Tutto il materiale estratto, non appena arrivato in superficie e posizionato sul prato, è stato selezionato per tipologia, al fine della differenziazione dei vari materiali da riciclare: vetro, plastica, ferro e materiali metallici, ingombranti, pneumatici.

Fondamentale per operazioni di questo genere è disporre della collaborazione degli Enti, quali il Comune competente per territorio e la società preposta alla raccolta e smaltimento dei rifiuti.

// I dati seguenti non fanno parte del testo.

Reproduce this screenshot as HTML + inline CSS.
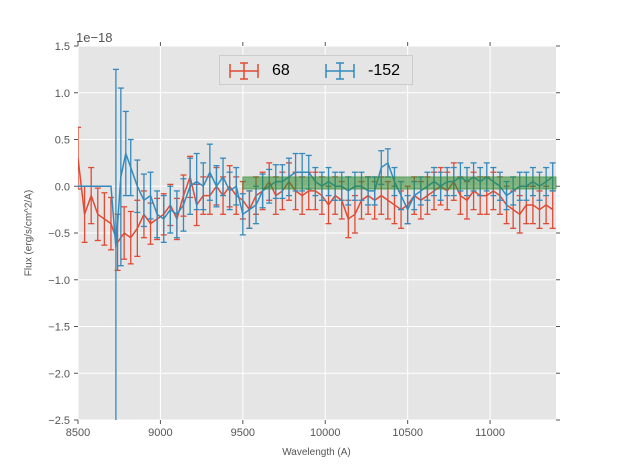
<!DOCTYPE html>
<html><head><meta charset="utf-8"><style>
body{margin:0;background:#fff;}
svg{display:block;font-family:"Liberation Sans",sans-serif;}
</style></head><body>
<svg id="chart" width="617" height="467"></svg>
<script>
const redX=[8500,8540,8580,8620,8660,8700,8740,8780,8820,8860,8900,8940,8980,9020,9060,9100,9140,9180,9220,9260,9300,9340,9380,9420,9460,9500,9540,9580,9620,9660,9700,9740,9780,9820,9860,9900,9940,9980,10020,10060,10100,10140,10180,10220,10260,10300,10340,10380,10420,10460,10500,10540,10580,10620,10660,10700,10740,10780,10820,10860,10900,10940,10980,11020,11060,11100,11140,11180,11220,11260,11300,11340,11380];
const redY=[0.3,-0.3,-0.1,-0.3,-0.35,-0.4,-0.6,-0.5,-0.55,-0.45,-0.3,-0.4,-0.35,-0.3,-0.2,-0.35,-0.1,0.1,-0.2,-0.1,-0.1,0.0,-0.1,0.0,-0.1,-0.15,-0.25,-0.1,-0.05,0.05,-0.1,-0.05,0.05,-0.05,-0.1,-0.05,-0.05,-0.1,-0.2,-0.1,-0.15,-0.35,-0.3,-0.15,-0.1,-0.15,-0.1,-0.15,-0.2,-0.25,-0.2,-0.1,-0.15,-0.1,-0.05,0.0,-0.05,0.05,-0.1,-0.15,-0.05,-0.1,-0.1,-0.05,-0.1,-0.2,-0.25,-0.3,-0.2,-0.2,-0.25,-0.2,-0.25];
const redErr=[0.33,0.3,0.3,0.28,0.28,0.28,0.3,0.28,0.28,0.3,0.25,0.22,0.22,0.22,0.22,0.22,0.22,0.22,0.22,0.2,0.2,0.2,0.2,0.22,0.2,0.2,0.2,0.2,0.2,0.2,0.2,0.2,0.2,0.2,0.2,0.2,0.2,0.2,0.2,0.2,0.2,0.2,0.2,0.2,0.2,0.2,0.2,0.2,0.2,0.2,0.2,0.2,0.2,0.2,0.2,0.2,0.2,0.2,0.2,0.2,0.2,0.2,0.2,0.2,0.2,0.2,0.2,0.2,0.2,0.2,0.2,0.2,0.2];
const blueX=[8500,8700,8730,8760,8790,8820,8860,8900,8940,8980,9020,9060,9100,9140,9180,9220,9260,9300,9340,9380,9420,9460,9500,9540,9580,9620,9660,9700,9740,9780,9820,9860,9900,9940,9980,10020,10060,10100,10140,10180,10220,10260,10300,10340,10380,10420,10460,10500,10540,10580,10620,10660,10700,10740,10780,10820,10860,10900,10940,10980,11020,11060,11100,11140,11180,11220,11260,11300,11340,11380];
const blueY=[0.0,0.0,-0.65,0.1,0.35,0.2,0.0,-0.15,-0.1,-0.3,-0.35,-0.25,-0.3,-0.2,0.0,0.05,0.0,0.15,0.0,0.1,-0.05,0.0,-0.3,-0.25,-0.2,-0.05,0.0,0.05,0.05,0.1,0.15,0.15,0.15,0.05,0.0,0.05,0.0,0.0,-0.05,0.0,0.0,-0.05,-0.05,0.2,0.25,0.05,-0.1,-0.25,-0.1,-0.05,0.0,0.05,0.0,0.05,0.05,0.1,0.05,0.1,0.05,0.1,0.05,0.0,-0.1,-0.05,0.0,0.0,0.05,0.0,0.05,0.1];
const blueErr=[0,0,1.9,0.95,0.45,0.3,0.28,0.28,0.25,0.25,0.25,0.25,0.25,0.28,0.3,0.3,0.25,0.3,0.22,0.2,0.2,0.2,0.22,0.2,0.2,0.18,0.18,0.18,0.18,0.2,0.2,0.2,0.18,0.15,0.15,0.15,0.15,0.15,0.15,0.15,0.15,0.15,0.15,0.18,0.15,0.15,0.15,0.15,0.15,0.15,0.15,0.15,0.15,0.15,0.15,0.15,0.15,0.15,0.15,0.15,0.15,0.15,0.15,0.15,0.15,0.15,0.15,0.15,0.15,0.15];
const xTicks=[8500,9000,9500,10000,10500,11000];
const yTicks=[1.5,1.0,0.5,0.0,-0.5,-1.0,-1.5,-2.0,-2.5];
const yTickLabels=["1.5","1.0","0.5","0.0","\u22120.5","\u22121.0","\u22121.5","\u22122.0","\u22122.5"];
const band=[9500,11400,-0.03,0.1];

const L=78,R=556,T=46,B=420,x0=8500,x1=11400,y0=-2.5,y1=1.5;
const sx=v=>L+(v-x0)/(x1-x0)*(R-L);
const sy=v=>B-(v-y0)/(y1-y0)*(B-T);
const NS="http://www.w3.org/2000/svg";
const svg=document.getElementById('chart');
function mk(tag,attrs,parent){const e=document.createElementNS(NS,tag);for(const k in attrs)e.setAttribute(k,attrs[k]);(parent||svg).appendChild(e);return e;}

const bg=mk('rect',{x:L,y:T,width:R-L,height:B-T,fill:'#e5e5e5'});


const grid=mk('g',{stroke:'#fff','stroke-width':1});


xTicks.forEach(v=>mk('line',{x1:sx(v),x2:sx(v),y1:T,y2:B},grid));
yTicks.forEach(v=>mk('line',{x1:L,x2:R,y1:sy(v),y2:sy(v)},grid));

const clip=mk('clipPath',{id:'cp'});mk('rect',{x:L,y:T,width:R-L,height:B-T},clip);

function series(xs,ys,es,color,name){
  const g=mk('g',{stroke:color,'stroke-width':1.3,fill:'none','clip-path':'url(#cp)'});
  
  
  xs.forEach((x,i)=>{if(!es[i])return;const px=sx(x),a=sy(ys[i]+es[i]),b=sy(ys[i]-es[i]);
    mk('line',{x1:px,x2:px,y1:a,y2:b},g);
    mk('line',{x1:px-3,x2:px+3,y1:a,y2:a},g);
    mk('line',{x1:px-3,x2:px+3,y1:b,y2:b},g);});
  mk('polyline',{points:xs.map((x,i)=>sx(x)+','+sy(ys[i])).join(' '),'stroke-width':1.5},g);
}
series(redX,redY,redErr,'#e24a33','series-68');
series(blueX,blueY,blueErr,'#348abd','series-minus-152');

const bd=mk('rect',{x:sx(band[0]),y:sy(band[3]),width:sx(band[1])-sx(band[0]),height:sy(band[2])-sy(band[3]),fill:'#2e8b2e','fill-opacity':0.55,stroke:'#2e8b2e','stroke-opacity':0.6});



const ax=mk('g',{fill:'#555','font-size':11});


xTicks.forEach(v=>{mk('line',{x1:sx(v),x2:sx(v),y1:B,y2:B+4,stroke:'#555'},ax);mk('line',{x1:sx(v),x2:sx(v),y1:T,y2:T-4,stroke:'#555'},ax);
  const t=mk('text',{x:sx(v),y:B+16,'text-anchor':'middle'},ax);t.textContent=v;});
yTicks.forEach((v,i)=>{mk('line',{x1:L,x2:L-4,y1:sy(v),y2:sy(v),stroke:'#555'},ax);mk('line',{x1:R,x2:R+4,y1:sy(v),y2:sy(v),stroke:'#555'},ax);
  const t=mk('text',{x:L-8,y:sy(v)+4,'text-anchor':'end'},ax);t.textContent=yTickLabels[i];});
</script>
<div style="position:absolute;left:76px;top:30px;font:13px 'Liberation Sans',sans-serif;color:#555">1e−18</div>
<div style="position:absolute;left:0;width:617px;top:447px;text-align:center;font:10px 'Liberation Sans',sans-serif;color:#555"><span style="position:relative;left:8px">Wavelength (A)</span></div>
<div style="position:absolute;left:29px;top:233px;transform:translate(-50%,-50%) rotate(-90deg);font:10px 'Liberation Sans',sans-serif;color:#555;white-space:nowrap">Flux (erg/s/cm^2/A)</div>
<div style="position:absolute;left:219px;top:55px;width:194px;height:30px;background:#e5e5e5;border:1px solid #ccc;box-sizing:border-box;font:16px 'Liberation Sans',sans-serif">
 <div style="position:absolute;left:8px;top:5px;">
  <svg width="32" height="20" style="position:absolute;left:0;top:0"><g stroke="#e24a33" stroke-width="1.5"><line x1="2" y1="10" x2="30" y2="10"/><line x1="16" y1="2" x2="16" y2="18"/><line x1="12" y1="2" x2="20" y2="2"/><line x1="12" y1="18" x2="20" y2="18"/><line x1="2" y1="3" x2="2" y2="17"/><line x1="30" y1="3" x2="30" y2="17"/></g></svg>
  <span style="position:absolute;left:44px;top:1px">68</span></div>
 <div style="position:absolute;left:104px;top:5px;">
  <svg width="32" height="20" style="position:absolute;left:0;top:0"><g stroke="#348abd" stroke-width="1.5"><line x1="2" y1="10" x2="30" y2="10"/><line x1="16" y1="2" x2="16" y2="18"/><line x1="12" y1="2" x2="20" y2="2"/><line x1="12" y1="18" x2="20" y2="18"/><line x1="2" y1="3" x2="2" y2="17"/><line x1="30" y1="3" x2="30" y2="17"/></g></svg>
  <span style="position:absolute;left:44px;top:1px">-152</span></div>
</div>
</body></html>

“La nostra opera di volontariato deve trovare il necessario riscontro nelle autorità, senza il cui aiuto saremmo con le mani legate. Siamo consapevoli che lo smaltimento dei rifiuti costituisce un costo per la società, ma è un costo da affrontare se non si vuole rischiare l’inquinamento delle falde acquifere del Carso, che sono quelle che forniscono l’acqua ai nostri rubinetti” conclude Maurizio Maffei.

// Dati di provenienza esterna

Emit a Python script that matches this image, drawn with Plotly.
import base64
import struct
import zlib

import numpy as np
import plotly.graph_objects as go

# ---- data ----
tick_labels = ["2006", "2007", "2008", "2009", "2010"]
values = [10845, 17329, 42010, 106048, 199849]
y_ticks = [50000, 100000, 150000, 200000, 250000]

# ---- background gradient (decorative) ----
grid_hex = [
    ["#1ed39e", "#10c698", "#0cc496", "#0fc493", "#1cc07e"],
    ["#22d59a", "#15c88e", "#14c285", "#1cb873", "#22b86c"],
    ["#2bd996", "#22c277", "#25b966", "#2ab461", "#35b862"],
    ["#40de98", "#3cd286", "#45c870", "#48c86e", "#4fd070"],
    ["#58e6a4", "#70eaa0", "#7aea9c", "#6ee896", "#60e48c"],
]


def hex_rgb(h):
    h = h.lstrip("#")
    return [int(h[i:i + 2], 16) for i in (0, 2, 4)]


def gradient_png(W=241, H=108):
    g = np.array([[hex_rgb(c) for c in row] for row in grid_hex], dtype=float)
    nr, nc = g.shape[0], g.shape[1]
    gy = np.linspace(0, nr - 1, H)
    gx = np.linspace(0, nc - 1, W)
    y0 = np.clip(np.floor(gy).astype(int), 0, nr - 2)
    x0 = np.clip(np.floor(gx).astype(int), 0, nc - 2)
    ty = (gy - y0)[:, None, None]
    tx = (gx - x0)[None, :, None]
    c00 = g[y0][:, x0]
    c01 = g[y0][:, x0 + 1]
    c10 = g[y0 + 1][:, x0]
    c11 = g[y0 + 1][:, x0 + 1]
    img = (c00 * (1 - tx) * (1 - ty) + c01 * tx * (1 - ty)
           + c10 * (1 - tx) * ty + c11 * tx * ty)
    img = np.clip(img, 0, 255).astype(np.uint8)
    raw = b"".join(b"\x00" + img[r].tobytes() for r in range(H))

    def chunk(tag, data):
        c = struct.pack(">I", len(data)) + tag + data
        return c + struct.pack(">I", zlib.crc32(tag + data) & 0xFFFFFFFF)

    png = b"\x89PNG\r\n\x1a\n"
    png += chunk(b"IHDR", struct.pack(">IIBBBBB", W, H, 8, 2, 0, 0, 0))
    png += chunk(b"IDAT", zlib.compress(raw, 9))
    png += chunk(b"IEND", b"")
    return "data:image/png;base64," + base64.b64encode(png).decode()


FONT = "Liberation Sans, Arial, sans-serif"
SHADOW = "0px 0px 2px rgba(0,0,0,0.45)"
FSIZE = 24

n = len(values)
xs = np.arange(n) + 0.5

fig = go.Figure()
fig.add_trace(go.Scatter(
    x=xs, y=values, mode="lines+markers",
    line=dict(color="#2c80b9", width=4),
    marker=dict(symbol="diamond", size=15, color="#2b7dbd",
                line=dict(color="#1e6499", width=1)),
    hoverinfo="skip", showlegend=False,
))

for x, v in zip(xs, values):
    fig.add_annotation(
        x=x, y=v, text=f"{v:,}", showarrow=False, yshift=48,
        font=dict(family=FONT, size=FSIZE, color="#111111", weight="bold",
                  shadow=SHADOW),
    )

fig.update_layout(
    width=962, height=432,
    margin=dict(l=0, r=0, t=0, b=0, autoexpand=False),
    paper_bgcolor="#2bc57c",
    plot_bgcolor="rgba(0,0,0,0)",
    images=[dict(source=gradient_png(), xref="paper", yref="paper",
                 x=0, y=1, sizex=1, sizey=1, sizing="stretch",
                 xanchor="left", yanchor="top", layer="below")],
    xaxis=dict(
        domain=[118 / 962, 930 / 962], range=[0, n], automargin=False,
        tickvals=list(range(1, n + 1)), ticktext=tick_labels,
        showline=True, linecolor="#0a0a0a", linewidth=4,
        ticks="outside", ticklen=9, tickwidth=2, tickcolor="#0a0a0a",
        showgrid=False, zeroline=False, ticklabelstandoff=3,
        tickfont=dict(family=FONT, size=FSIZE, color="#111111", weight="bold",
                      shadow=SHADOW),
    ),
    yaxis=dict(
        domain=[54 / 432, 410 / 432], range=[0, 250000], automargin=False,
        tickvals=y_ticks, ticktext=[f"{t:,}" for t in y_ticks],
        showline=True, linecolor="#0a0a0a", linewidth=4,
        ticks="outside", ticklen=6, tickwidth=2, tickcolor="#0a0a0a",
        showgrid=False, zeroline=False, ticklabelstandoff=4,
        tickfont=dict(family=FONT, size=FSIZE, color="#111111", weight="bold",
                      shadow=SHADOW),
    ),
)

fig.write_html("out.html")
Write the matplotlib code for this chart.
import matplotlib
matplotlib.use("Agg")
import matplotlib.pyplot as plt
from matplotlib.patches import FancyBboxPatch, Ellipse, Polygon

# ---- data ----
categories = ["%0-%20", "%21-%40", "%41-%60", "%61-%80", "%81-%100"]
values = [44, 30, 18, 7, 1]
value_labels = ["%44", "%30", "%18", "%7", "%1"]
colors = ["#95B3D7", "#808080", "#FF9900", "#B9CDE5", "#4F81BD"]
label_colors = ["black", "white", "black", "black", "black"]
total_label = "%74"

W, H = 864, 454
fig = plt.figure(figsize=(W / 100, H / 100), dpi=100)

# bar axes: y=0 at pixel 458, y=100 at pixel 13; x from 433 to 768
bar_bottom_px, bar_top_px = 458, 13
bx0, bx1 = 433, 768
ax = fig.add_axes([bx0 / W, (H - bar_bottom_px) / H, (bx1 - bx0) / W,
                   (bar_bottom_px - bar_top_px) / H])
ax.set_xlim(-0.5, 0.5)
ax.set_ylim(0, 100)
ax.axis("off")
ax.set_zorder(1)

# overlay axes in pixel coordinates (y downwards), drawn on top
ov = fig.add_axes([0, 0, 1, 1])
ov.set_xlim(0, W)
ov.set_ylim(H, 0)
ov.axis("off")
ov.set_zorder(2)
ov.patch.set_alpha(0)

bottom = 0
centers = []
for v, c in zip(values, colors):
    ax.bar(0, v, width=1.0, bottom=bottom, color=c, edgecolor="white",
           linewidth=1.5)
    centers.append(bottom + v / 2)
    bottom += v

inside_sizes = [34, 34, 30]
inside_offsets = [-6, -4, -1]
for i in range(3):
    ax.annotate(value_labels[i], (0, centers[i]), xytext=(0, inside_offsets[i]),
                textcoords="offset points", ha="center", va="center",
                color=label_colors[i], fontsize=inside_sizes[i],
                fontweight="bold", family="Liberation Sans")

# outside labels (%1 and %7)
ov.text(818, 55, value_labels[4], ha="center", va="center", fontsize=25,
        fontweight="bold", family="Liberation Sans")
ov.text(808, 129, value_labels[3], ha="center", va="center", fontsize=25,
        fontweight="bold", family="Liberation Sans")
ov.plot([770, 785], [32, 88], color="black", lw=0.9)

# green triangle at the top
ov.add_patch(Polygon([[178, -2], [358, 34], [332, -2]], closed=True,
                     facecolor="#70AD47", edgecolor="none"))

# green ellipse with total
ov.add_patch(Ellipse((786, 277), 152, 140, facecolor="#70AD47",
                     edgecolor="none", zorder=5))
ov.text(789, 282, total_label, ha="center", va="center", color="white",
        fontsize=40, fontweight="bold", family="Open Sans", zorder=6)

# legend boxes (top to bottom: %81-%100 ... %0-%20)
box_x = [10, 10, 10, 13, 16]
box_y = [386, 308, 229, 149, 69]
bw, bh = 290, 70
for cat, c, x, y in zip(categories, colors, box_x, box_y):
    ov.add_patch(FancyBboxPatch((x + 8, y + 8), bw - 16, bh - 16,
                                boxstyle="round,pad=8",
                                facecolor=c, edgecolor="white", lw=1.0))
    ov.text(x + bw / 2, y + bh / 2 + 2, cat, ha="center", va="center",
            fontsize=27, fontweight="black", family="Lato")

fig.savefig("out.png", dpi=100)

Convinta che la passione per “l’andare in grotta” non sia solo un’attività fine a se stessa, ma può essere anche un’attività a valenza ecologica e ambientale che può concretizzarsi nel migliorare l’ambiente, la Società Lindner ha dato avvio alla fine del 2016 ad un progetto di ripristino ambientale di alcune delle tante cavità del Carso Triestino lordate dall’inciviltà di chi pensa che le grotte siano il posto ideale in cui sbarazzarsi del materiale e degli oggetti e che non servono più, facendo diventare il sottosuolo carsico una discarica fuori da ogni controllo, con il rischio di inquinamento della falda acquifera.

Gli speleologi, essendo gli unici a scendere nelle grotte con pozzi verticali, in quanto testimoni diretti, si sentono moralmente in dovere di denunciare questo scempio, con la speranza di restituire a questi ambienti bistrattati la loro primitiva dignità.